Institution news
The achievement by AWS Ocean Energy, a small Inverness-based company, was an incredible feat given the challenges in the marine energy research and development sector.
Its boss, Simon Grey CEng MIET, has been involved in renewable energy generation since childhood. His first generator was a wind-powered device using oil drums and bicycle parts.
Simon said: “I was brought up on a remote croft in the West Highlands of Scotland where we had no mains electricity supply, but were surrounded by natural resources.
“Our first generator was wind-powered and made from two oil-drum halves and a bicycle hub dynamo. It was built by friends from Steven Salter’s wave power research team at Edinburgh University. I loved the innovation and the technology and I joined their team aged 18 as soon as I was able to leave home – that seems like a long time ago now!”
Simon says his aim is to produce a renewable, invisible, reliable and affordable alternative to diesel power for remote maritime communities. He says the Archimedes Waveswing has the potential to deliver unrivalled economics, power density and efficiency.
Dr Jenifer Baxter, the Institution's Head of Energy and Environment, said: “It is great to see innovative wave technology being celebrated and a small Scottish firm like AWS succeeding on an international platform. The Institution supports the development of a broad and flexible energy mix to deliver the needs of different communities. The AWS scheme is one such project.”
AWS worked with American partners under the team name Waveswing America for the competition. Glasgow-based engineering design firm 4c Design managed production of 1:20 scale test models, crucial for the Carderock tank trials. Engineering design and CAD development was carried out by 4c Engineering in Inverness.
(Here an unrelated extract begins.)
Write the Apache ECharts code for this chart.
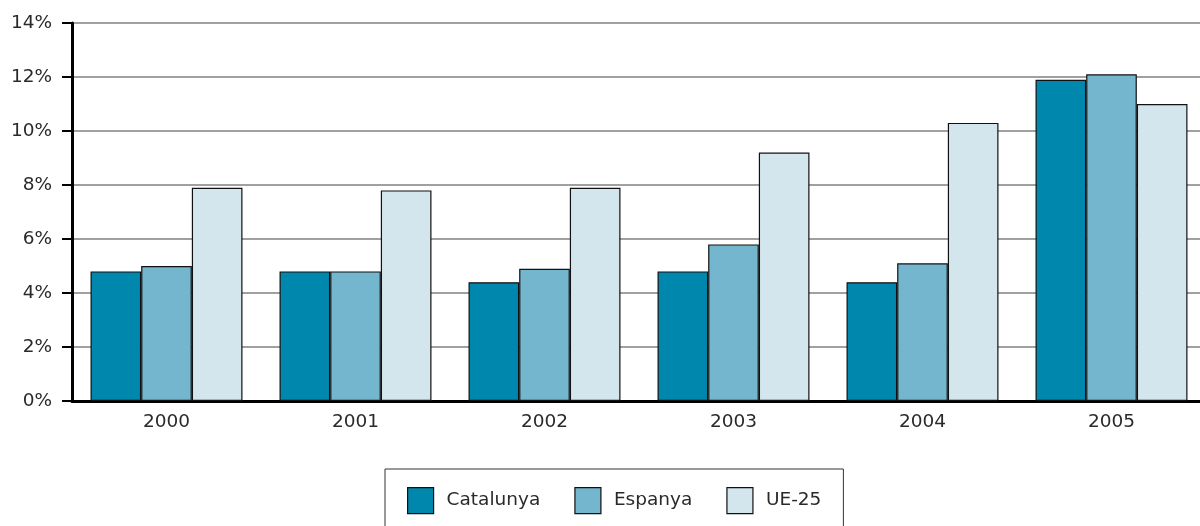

The Waveswing can be scaled from a few 10s of kW to several hundred kW. In remote applications, they may be deployed as single units or in pairs, while utility-scale developments could see hundreds of Waveswings making up multi-MW arrays.
Robin Smith CEng MIMechE, managing director at 4c Design, said Simon and his colleague Jude Monson were “pioneers… who are engineering close to the limits in the most inhospitable environment on earth.”
Robin said: “AWS succeeded not with a big team, lots of money and large corporate structure, but by leveraging deep sector experience, staying agile and outsourcing R&D at the right time, to the right people and paying them well.”
The Waveswing reacts to changes in sub-sea water pressure created by waves and converts this motion to electricity via a direct-drive generator or other suitable power take-off. The system is best suited to water depths over 50m and can be configured for ratings between 25kW and 250kW.
The Wave Energy Prize was organised by the US Department of Energy. It took place over an 18-month period with successive rounds of testing and technical gates for 91 entrants. This culminated with testing at the US Navy ocean basin at Carderock, MD.
With a first prize award of $1.5 million, the competition has similarities with the XPrize space initiative, and aimed to deliver a doubling of the performance of wave energy converters (WEC) as compared with the state-of-the-art.